Friday, February 5, 2010

clutch, belt drive alternator, ignition

With my thesis complete and a very light class load, I have been able to get back the things which matter in life.

Below is the completed belt drive clutch and alternator setup.
The clutch hub was scraping up against the inside of the primary chaincase retainer. It had an appointment with my grindstone, followed by a 1 mm thick CLUTCH spaaacer.... hahaha. Inside joke.

Its all on and works great. The commando diaphragm clutch is the stuff that dreams are made of. It is a "2 finger" clutch now. Routing the cable is going to be tricky as the bikes short frame lends itselft to kinking cables. The alternator is all new. This is great because switching the lights off everytime the rev's drop below 2K is annoying, especially in heavy traffic. The bike was even known to cut out in front a 100 of my closest friends in high school. Tara may remember this.

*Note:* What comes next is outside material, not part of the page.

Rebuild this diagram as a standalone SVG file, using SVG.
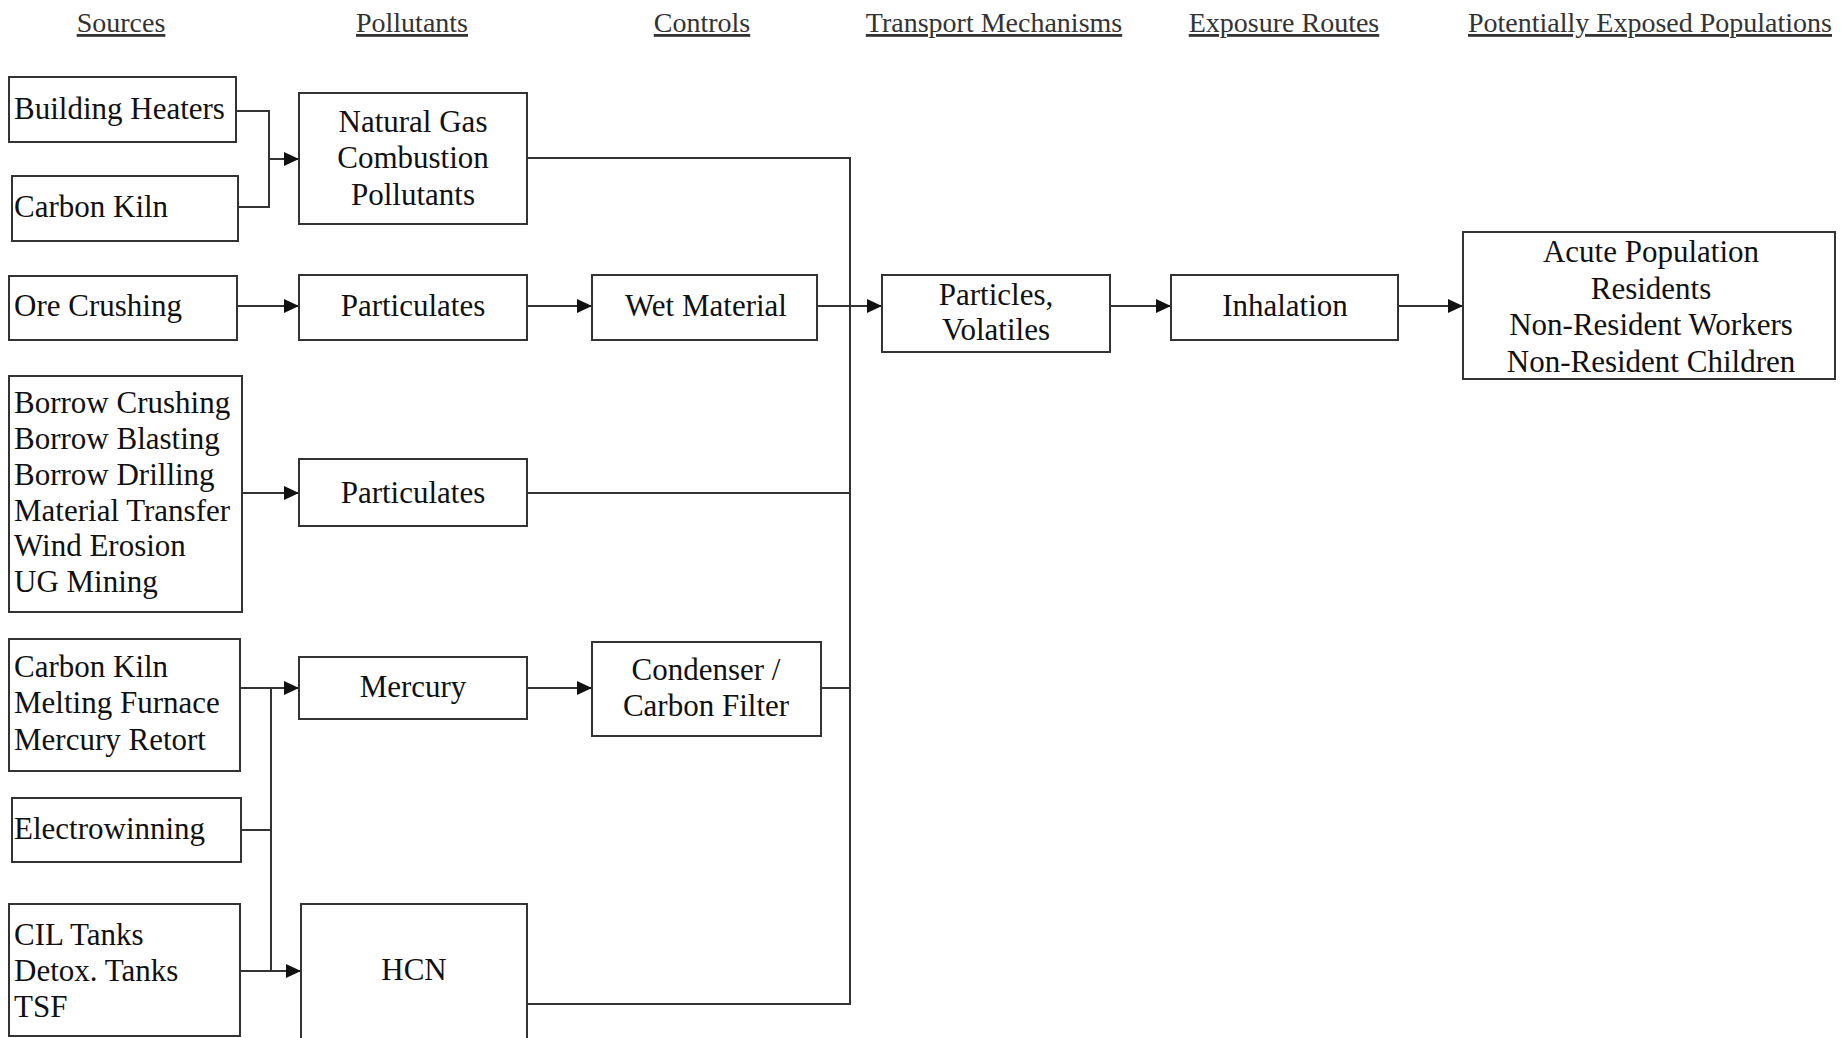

Embarrassing to say the least.


This is the new Tri-Spark ignition setup all the way from Australia. It is electronic like the old Boyer setup, but it is a smaller self contained unit. The red wire is a ground wire, the other two go directly to the ignition coil. The old boyer system had a separate black box that was hidden under the saddle. This unit is all self contained. I am anxious to see how it works.



The little black alloy disk in the distributor below houses 2 tiny shiny magnets which make the sparks. I am not exactly sure how it works, but I think those tiny little magnets create a small current, which goes through the flux capacitor contained in the Tri-Spark unit. The current is then synchronized into the visible light spectrum when it goes through the dilithium crystal. From there it is sent to the ignition coil where a team of fairies, riding unicorns, magically transform it from ca. 12 volts to ca. 30, 000 volts. I am about 85% sure this is how it all works.
Distributor before installing the alloy black disk. Overall, the ignition setup was fairly easy. The later model Commando's have a built in timing degree disk inside the primary chaincase cover which makes ignition timing stupid easy. The Atlas has no such device, one must drive all over town looking for a 360 degree protractor, drill a hole in the middle of it, find TDC, tie a piece of wire to a cylinder barrel base nut, have the wire point at exactly 0 degree on the protractor, and then turn the engine back until you reach 32 degrees on the protractor. Hard, no, tedious, yes.

So sexy.

Hopefully battery box and oil tank happen this weekend.